すごい畳の作り方 pic.twitter.com/9UHZ3Ms4Rh
— すごい畳 〜無断転載OK〜🇯🇵 (@tatami1869) March 25, 2025
私の知り合いのある住職さんも、この畳を入れたいなと話されていました。もしお寺に入って龍が描かれた畳を見たら、それだけで忘れられない一日になりそうです。
畳のお風呂
これは宿坊で見かけたものですが、防水加工が施された畳のお風呂がありました。下の写真は長野県・善光寺の門前にある薬王院に宿泊した時に入ったお風呂です。
旅館のお風呂って床がひんやりしていたり、濡れて滑りやすかったりすることが多いです。ですがこの浴室用の畳は温かみがあるし、やわらかくて歩き心地も良く、さらに滑らないのですごく感動したのを覚えています。
また同じ畳かは分かりませんが、高野山の福智院にもお風呂の畳がありました。こちらは(かなり昔に)テレビのガイド役で参加した時に見せて頂いたので、実際には入浴していません。
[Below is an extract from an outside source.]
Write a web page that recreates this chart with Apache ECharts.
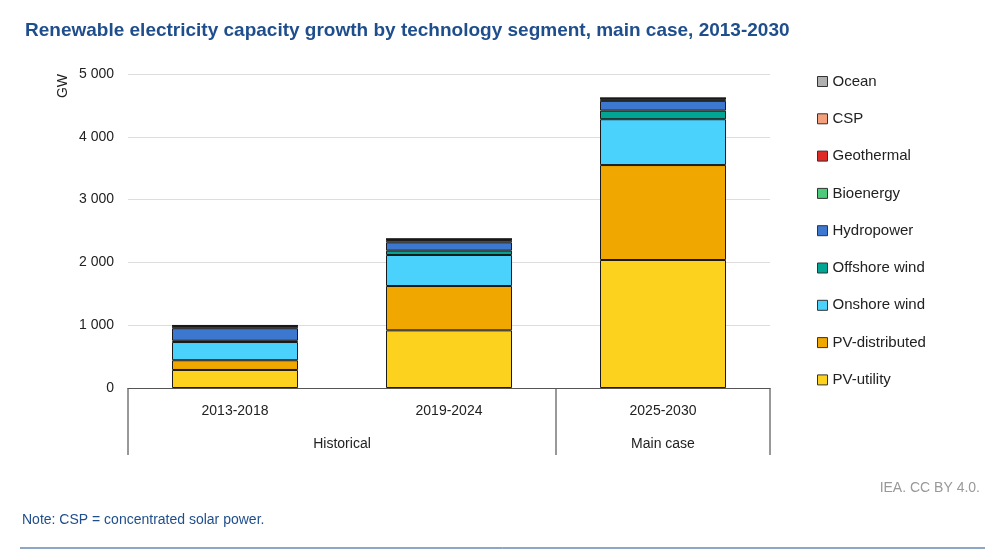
<!DOCTYPE html>
<html>
<head>
<meta charset="utf-8">
<script src="https://cdn.jsdelivr.net/npm/echarts@6/dist/echarts.min.js"></script>
<style>body{margin:0;background:#fff}#c{width:1000px;height:559px}</style>
</head>
<body>
<div id="c"></div>
<script>
var categories = ['2013-2018', '2019-2024', '2025-2030'];
var groups = [{name: 'Historical', from: 0, to: 1}, {name: 'Main case', from: 2, to: 2}];
var pvUtility = [287, 918, 2038];
var pvDistributed = [155, 706, 1512];
var onshoreWind = [290, 494, 730];
var offshoreWind = [20, 69, 137];
var hydropower = [200, 133, 155];
var bioenergy = [35, 37, 25];
var geothermal = [5, 10, 12];
var csp = [3, 4, 6];
var ocean = [1, 1, 1];

var chart = echarts.init(document.getElementById('c'));
function s(name, data, color) {
    return {
        name: name, type: 'bar', stack: 'a', data: data, barWidth: 126,
        itemStyle: {color: color, borderColor: '#1a1a1a', borderWidth: 1}
    };
}
var series = [
    s('PV-utility', pvUtility, '#fcd21f'),
    s('PV-distributed', pvDistributed, '#f0a800'),
    s('Onshore wind', onshoreWind, '#4ad1fc'),
    s('Offshore wind', offshoreWind, '#00a693'),
    s('Hydropower', hydropower, '#3c78d0'),
    s('Bioenergy', bioenergy, '#4ecb7a'),
    s('Geothermal', geothermal, '#e02a25'),
    s('CSP', csp, '#f5a07c'),
    s('Ocean', ocean, '#b0b0b0')
];
chart.setOption({
    animation: false,
    title: {
        text: 'Renewable electricity capacity growth by technology segment, main case, 2013-2030',
        left: 20, top: 16,
        textStyle: {color: '#1f4e8c', fontSize: 19, fontWeight: 'bold', fontFamily: 'Liberation Sans'}
    },
    legend: {
        orient: 'vertical', left: 812, top: 69, itemGap: 22.3,
        itemWidth: 10, itemHeight: 10, icon: 'rect',
        data: series.map(function (x) { return x.name; }).reverse(),
        textStyle: {fontSize: 15, color: '#222', fontFamily: 'Liberation Sans'},
        itemStyle: {borderColor: '#333', borderWidth: 1}
    },
    grid: {left: 128, right: 230, top: 74, bottom: 171},
    xAxis: {
        type: 'category', data: categories,
        axisLine: {lineStyle: {color: '#555'}},
        axisTick: {show: false},
        axisLabel: {fontSize: 14, color: '#222', margin: 16, fontFamily: 'Liberation Sans'}
    },
    yAxis: {
        type: 'value', min: 0, max: 5000, interval: 1000,
        name: 'GW', nameLocation: 'end', nameRotate: 90, nameGap: 0,
        nameTextStyle: {fontSize: 14, color: '#222', padding: [0, 0, 58, 0], align: 'right', verticalAlign: 'bottom'},
        splitLine: {lineStyle: {color: '#ddd'}},
        axisLabel: {fontSize: 14, color: '#222', margin: 14, fontFamily: 'Liberation Sans',
            formatter: function (v) { return String(v).replace(/\B(?=(\d{3})+(?!\d))/g, ' '); }}
    },
    series: series
});

var half = (chart.convertToPixel({xAxisIndex: 0}, 1) - chart.convertToPixel({xAxisIndex: 0}, 0)) / 2;
var y0 = chart.convertToPixel({yAxisIndex: 0}, 0);
var g = [];
var edges = [-1, 1, 2];
edges.forEach(function (i) {
    var x = chart.convertToPixel({xAxisIndex: 0}, i) + half;
    g.push({type: 'line', shape: {x1: x, y1: y0, x2: x, y2: y0 + 67}, style: {stroke: '#333', lineWidth: 1}});
});
groups.forEach(function (gr) {
    var cx = (chart.convertToPixel({xAxisIndex: 0}, gr.from) + chart.convertToPixel({xAxisIndex: 0}, gr.to)) / 2;
    g.push({type: 'text', x: cx, y: y0 + 56, style: {text: gr.name, fill: '#222', font: '14px Liberation Sans', textAlign: 'center', textVerticalAlign: 'middle'}});
});
g.push({type: 'text', right: 20, top: 481, style: {text: 'IEA. CC BY 4.0.', fill: '#999', font: '14px Liberation Sans'}});
g.push({type: 'text', left: 22, top: 513, style: {text: 'Note: CSP = concentrated solar power.', fill: '#1f4e8c', font: '14px Liberation Sans'}});
g.push({type: 'line', shape: {x1: 20, y1: 548, x2: 985, y2: 548}, style: {stroke: '#1f4e8c', lineWidth: 1}});
chart.setOption({graphic: g});
</script>
</body>
</html>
ただ手でさわった時にふかふかしていたのを覚えています。
これから宿坊を始められるお寺や神社は、こんな畳を導入してみるのもよいかもしれませんね!
棺に敷く『おくりたたみ』
葬儀やお墓、終活関連の業者が集まるエンディング産業展では、『おくりたたみ』という商品を見ることができました。
こちらは極東産機株式会社のブースに会ったもので、棺の中に敷くことができる葬祭用の畳です。畳の上で亡くなりたいというのは時々聞くフレーズですが、多くの方が病院のベッドで最期を迎える現代では簡単なことではありません。それをこうした畳を用いることで、温かみのあるお見送りにすることができます。
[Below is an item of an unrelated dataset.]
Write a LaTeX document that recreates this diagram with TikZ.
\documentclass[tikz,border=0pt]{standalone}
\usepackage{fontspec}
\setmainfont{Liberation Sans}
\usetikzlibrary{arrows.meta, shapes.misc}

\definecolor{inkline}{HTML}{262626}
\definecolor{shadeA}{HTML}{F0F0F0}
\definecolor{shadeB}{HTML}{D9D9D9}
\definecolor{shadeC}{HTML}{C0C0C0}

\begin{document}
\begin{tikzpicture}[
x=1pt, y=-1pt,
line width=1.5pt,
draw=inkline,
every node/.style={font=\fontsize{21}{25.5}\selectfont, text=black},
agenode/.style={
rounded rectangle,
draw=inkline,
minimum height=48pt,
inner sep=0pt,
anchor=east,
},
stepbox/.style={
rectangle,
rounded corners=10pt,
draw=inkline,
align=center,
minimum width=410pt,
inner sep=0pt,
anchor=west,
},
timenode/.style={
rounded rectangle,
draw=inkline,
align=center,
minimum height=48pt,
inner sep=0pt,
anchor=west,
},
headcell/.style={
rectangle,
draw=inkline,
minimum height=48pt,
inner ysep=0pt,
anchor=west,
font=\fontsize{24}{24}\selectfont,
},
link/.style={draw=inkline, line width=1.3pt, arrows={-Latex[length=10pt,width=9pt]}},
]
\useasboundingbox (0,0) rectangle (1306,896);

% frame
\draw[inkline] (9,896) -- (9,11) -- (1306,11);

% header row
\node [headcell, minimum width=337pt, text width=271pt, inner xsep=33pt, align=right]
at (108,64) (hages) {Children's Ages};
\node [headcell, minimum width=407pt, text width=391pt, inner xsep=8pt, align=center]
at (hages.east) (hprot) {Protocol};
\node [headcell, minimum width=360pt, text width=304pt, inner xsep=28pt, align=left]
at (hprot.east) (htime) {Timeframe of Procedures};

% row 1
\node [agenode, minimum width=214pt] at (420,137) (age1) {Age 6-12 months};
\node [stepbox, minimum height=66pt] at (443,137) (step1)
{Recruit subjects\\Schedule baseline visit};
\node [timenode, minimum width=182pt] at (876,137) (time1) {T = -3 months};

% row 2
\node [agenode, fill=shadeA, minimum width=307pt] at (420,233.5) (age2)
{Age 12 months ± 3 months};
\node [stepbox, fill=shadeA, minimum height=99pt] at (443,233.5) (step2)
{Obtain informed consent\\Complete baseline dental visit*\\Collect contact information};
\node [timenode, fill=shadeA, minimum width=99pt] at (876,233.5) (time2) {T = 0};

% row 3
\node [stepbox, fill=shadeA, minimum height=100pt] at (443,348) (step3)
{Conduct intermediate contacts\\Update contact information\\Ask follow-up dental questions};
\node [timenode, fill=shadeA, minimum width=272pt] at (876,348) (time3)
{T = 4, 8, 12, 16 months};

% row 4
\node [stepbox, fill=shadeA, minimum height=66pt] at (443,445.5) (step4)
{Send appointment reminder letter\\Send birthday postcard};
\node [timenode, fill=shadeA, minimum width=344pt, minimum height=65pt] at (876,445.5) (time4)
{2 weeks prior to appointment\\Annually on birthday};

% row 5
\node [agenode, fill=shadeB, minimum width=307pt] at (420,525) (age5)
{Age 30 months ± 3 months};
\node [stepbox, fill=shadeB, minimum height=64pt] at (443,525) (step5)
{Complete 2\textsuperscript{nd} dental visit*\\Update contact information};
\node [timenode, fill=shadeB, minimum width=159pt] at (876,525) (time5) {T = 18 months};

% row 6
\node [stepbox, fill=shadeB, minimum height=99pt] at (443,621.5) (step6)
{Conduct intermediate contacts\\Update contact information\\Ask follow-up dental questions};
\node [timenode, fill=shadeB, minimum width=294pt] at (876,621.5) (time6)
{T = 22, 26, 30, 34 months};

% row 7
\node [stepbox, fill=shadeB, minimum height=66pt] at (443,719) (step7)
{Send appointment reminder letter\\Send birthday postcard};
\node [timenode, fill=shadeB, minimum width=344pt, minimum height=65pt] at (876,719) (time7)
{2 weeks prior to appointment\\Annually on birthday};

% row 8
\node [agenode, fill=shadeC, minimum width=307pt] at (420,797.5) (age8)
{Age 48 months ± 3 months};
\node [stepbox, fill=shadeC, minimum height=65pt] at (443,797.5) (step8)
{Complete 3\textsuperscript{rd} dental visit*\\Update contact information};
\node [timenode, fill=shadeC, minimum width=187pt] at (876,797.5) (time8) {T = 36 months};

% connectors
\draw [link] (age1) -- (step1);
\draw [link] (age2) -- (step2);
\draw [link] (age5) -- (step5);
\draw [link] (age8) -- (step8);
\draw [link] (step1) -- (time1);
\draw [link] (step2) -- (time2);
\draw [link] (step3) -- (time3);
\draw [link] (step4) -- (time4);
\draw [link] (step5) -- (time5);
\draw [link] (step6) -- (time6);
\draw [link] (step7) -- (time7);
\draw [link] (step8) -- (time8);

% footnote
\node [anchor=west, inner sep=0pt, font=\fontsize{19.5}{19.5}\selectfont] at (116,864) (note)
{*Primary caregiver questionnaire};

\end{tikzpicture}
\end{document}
なお、このおくりたたみは年間に80000枚も採用されている実績があるとのことです。
畳の香りに包まれる『みどりのお棺』
死をテーマにしたイベントのデスフェスでは、い草で作られたお棺もありました。こちらは福岡県大川市の純国産い草を全面に使用し、株式会社doodeが企画・デザインされた製品です。
デザインも様々で、落ち着いた色調から明るめの柄が入ったものまで種類がありました。こちらもお棺自体が畳の香りに包まれるので、お別れの時間を優しく温かみある場にしてくれそうですね。
ということで、、、
畳ってそもそも和室が減っている中で、市場も右肩下がりの厳しい状況です。また使われている畳も国産から安い中国産などにシェアが移り変わっています。
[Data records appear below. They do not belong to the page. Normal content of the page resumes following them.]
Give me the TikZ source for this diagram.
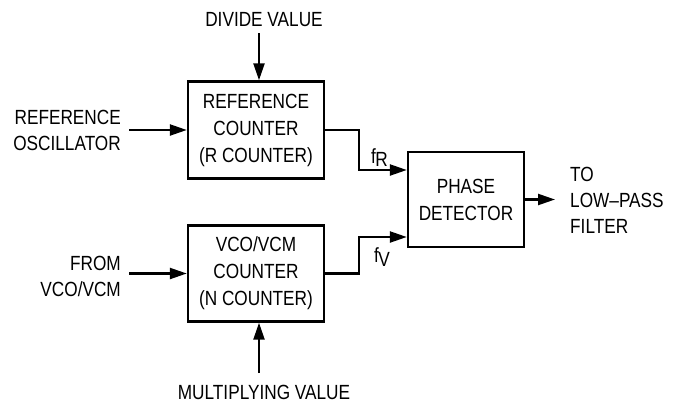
\documentclass[tikz,border=0pt]{standalone}
\usepackage{fontspec}
\setmainfont{Liberation Sans}[FakeStretch=0.84]
\usetikzlibrary{arrows.meta}
\begin{document}
\begin{tikzpicture}[x=1pt,y=-1pt,
  blk/.style={draw,line width=2.4pt,inner sep=0pt,align=center,font=\fontsize{20.5}{27}\selectfont},
  lbl/.style={inner sep=0pt,font=\fontsize{20.5}{26}\selectfont},
  conn/.style={line width=2.3pt,-{Triangle[length=17pt,width=11pt]}}]
\useasboundingbox (0,0) rectangle (679,402);
\node[blk,minimum width=136pt,minimum height=97pt] (rc) at (256,130) {REFERENCE\\COUNTER\\(R COUNTER)};
\node[blk,minimum width=136pt,minimum height=96pt] (nc) at (256,273.5) {VCO/VCM\\COUNTER\\(N COUNTER)};
\node[blk,minimum width=116pt,minimum height=95pt] (pd) at (466,199.5) {PHASE\\DETECTOR};
\node[lbl,align=right,anchor=east] (refosc) at (121,130) {REFERENCE\\OSCILLATOR};
\node[lbl,align=right,anchor=east] (fromvco) at (121,276) {FROM\\VCO/VCM};
\node[lbl] (div) at (264,20) {DIVIDE VALUE};
\node[lbl] (mul) at (264,392) {MULTIPLYING VALUE};
\node[lbl,align=left,anchor=west] (lpf) at (570,200) {TO\\LOW--PASS\\FILTER};
\node[lbl,anchor=base west] (fr) at (371,163) {f\kern-0.5pt\raisebox{-3pt}{R}};
\node[lbl,anchor=base west] (fv) at (374,262) {f\kern-0.5pt\raisebox{-4pt}{V}};
\coordinate (dtop) at (259,33);
\coordinate (mbot) at (259,373);
\coordinate (lpfin) at (555,199.5);
\draw[conn] ([xshift=8pt]refosc.east |- rc.west) -- (rc.west);
\draw[conn] ([xshift=8pt]fromvco.east |- nc.west) -- (nc.west);
\draw[conn] (dtop) -- (dtop |- rc.north);
\draw[conn] (mbot) -- (mbot |- nc.south);
\draw[conn] (rc.east) -- ++(34,0) |- ([yshift=29.5pt]pd.west);
\draw[conn] (nc.east) -- ++(34,0) |- ([yshift=-37.5pt]pd.west);
\draw[conn] (pd.east) -- (lpfin);
\end{tikzpicture}
\end{document}
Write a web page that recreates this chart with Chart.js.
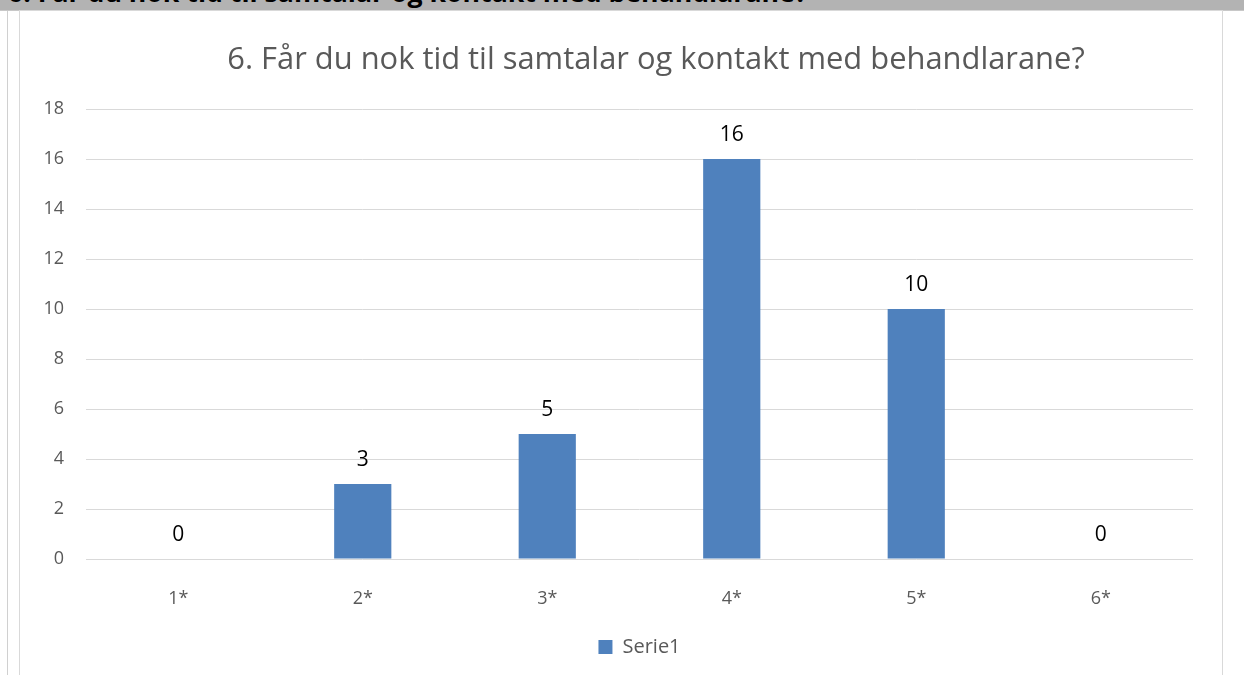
<!DOCTYPE html>
<html>
<head>
<meta charset="utf-8">
<script src="https://cdn.jsdelivr.net/npm/chart.js@4"></script>
<style>
  html, body { margin: 0; padding: 0; background: #fff; }
  body { width: 1244px; height: 675px; position: relative; overflow: hidden; font-family: "Open Sans", sans-serif; }
  #header { position: absolute; left: 0; top: 0; width: 1244px; height: 10px; background: #b3b3b3; overflow: hidden; border-bottom: 1px solid #c8c8c8; }
  #header span { position: absolute; left: 8px; top: -20px; font-weight: bold; font-family: "Open Sans", sans-serif; color: #000; white-space: nowrap; }
  #outerline { position: absolute; left: 7px; top: 11px; width: 1px; height: 664px; background: #d0d0d0; }
  #frame { position: absolute; left: 19px; top: 10px; width: 1204px; height: 670px; border: 1px solid #d9d9d9; box-sizing: border-box; border-bottom: none; background: #fff; }
  #wrap { position: absolute; left: 21px; top: 11px; width: 1200px; height: 664px; }
</style>
</head>
<body>
<div id="header"><span id="htext">6. Får du nok tid til samtalar og kontakt med behandlarane?</span></div>
<div id="outerline"></div>
<div id="frame"></div>
<div id="wrap"><canvas id="c" width="1200" height="664"></canvas></div>
<script>
const chartTitle = "6. Får du nok tid til samtalar og kontakt med behandlarane?";
const categories = ["1*", "2*", "3*", "4*", "5*", "6*"];
const seriesName = "Serie1";
const seriesValues = [0, 3, 5, 16, 10, 0];
const yTicks = [0, 2, 4, 6, 8, 10, 12, 14, 16, 18];

// fit header font to target width
(function () {
  const span = document.getElementById('htext');
  const mctx = document.createElement('canvas').getContext('2d');
  mctx.font = 'bold 20px "Open Sans", sans-serif';
  const w = mctx.measureText(span.textContent).width;
  const size = 20 * 800 / w;
  span.style.fontSize = size + 'px';
  span.style.lineHeight = size + 'px';
  span.style.top = (3 - 0.888 * size) + 'px';
})();

const titleDraw = {
  id: 'titleDraw',
  afterDraw(chart) {
    const ctx = chart.ctx;
    ctx.save();
    ctx.font = '28px "Open Sans", sans-serif';
    const w = ctx.measureText(chartTitle).width;
    const size = 28 * 858 / w;
    ctx.font = size + 'px "Open Sans", sans-serif';
    ctx.fillStyle = '#595959';
    ctx.textAlign = 'center';
    ctx.textBaseline = 'middle';
    ctx.fillText(chartTitle, 635, 49);
    ctx.restore();
  }
};

const valueLabels = {
  id: 'valueLabels',
  afterDatasetsDraw(chart) {
    const ctx = chart.ctx;
    const meta = chart.getDatasetMeta(0);
    ctx.save();
    ctx.font = '21px "Open Sans", sans-serif';
    ctx.fillStyle = '#000';
    ctx.textAlign = 'center';
    ctx.textBaseline = 'middle';
    meta.data.forEach((bar, i) => {
      ctx.fillText(String(chart.data.datasets[0].data[i]), bar.x, bar.y - 24);
    });
    ctx.restore();
  }
};

new Chart(document.getElementById('c'), {
  type: 'bar',
  data: {
    labels: categories,
    datasets: [{
      label: seriesName,
      data: seriesValues,
      backgroundColor: '#4f81bd',
      borderWidth: 0,
      categoryPercentage: 1,
      barPercentage: 0.31
    }]
  },
  options: {
    responsive: false,
    animation: false,
    devicePixelRatio: 1,
    layout: { padding: { left: 0, right: 28, top: 98, bottom: 8 } },
    plugins: {
      title: { display: false },
      legend: {
        display: true,
        position: 'bottom',
        fullSize: false,
        labels: {
          color: '#595959',
          font: { family: '"Open Sans", sans-serif', size: 20 },
          boxWidth: 14,
          boxHeight: 14,
          padding: 1
        }
      },
      tooltip: { enabled: false }
    },
    scales: {
      x: {
        afterFit(scale) { scale.height = 77; },
        grid: { display: false, drawTicks: false },
        border: { display: false },
        ticks: {
          color: '#595959',
          font: { family: '"Open Sans", sans-serif', size: 18 },
          padding: 29
        }
      },
      y: {
        min: 0,
        max: 18,
        afterBuildTicks(scale) { scale.ticks = yTicks.map(v => ({ value: v })); },
        afterFit(scale) { scale.width = 65; },
        grid: { color: '#d9d9d9', lineWidth: 1, drawTicks: false },
        border: { display: false },
        ticks: {
          color: '#595959',
          font: { family: '"Open Sans", sans-serif', size: 18 },
          padding: 22
        }
      }
    }
  },
  plugins: [valueLabels, titleDraw]
});
</script>
</body>
</html>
ただやはり温かみのある感触とか、い草の香りなどは日本の風情を感じます。難しい状況の中でも頑張っている畳の生産業者や職人さんはいますので、頑張って頂けたらと思います。
もしも和室を新たに作るとか、そろそろ畳を変えなきゃと考えている方がいたら、ご一考されてみてはいかがでしょうか?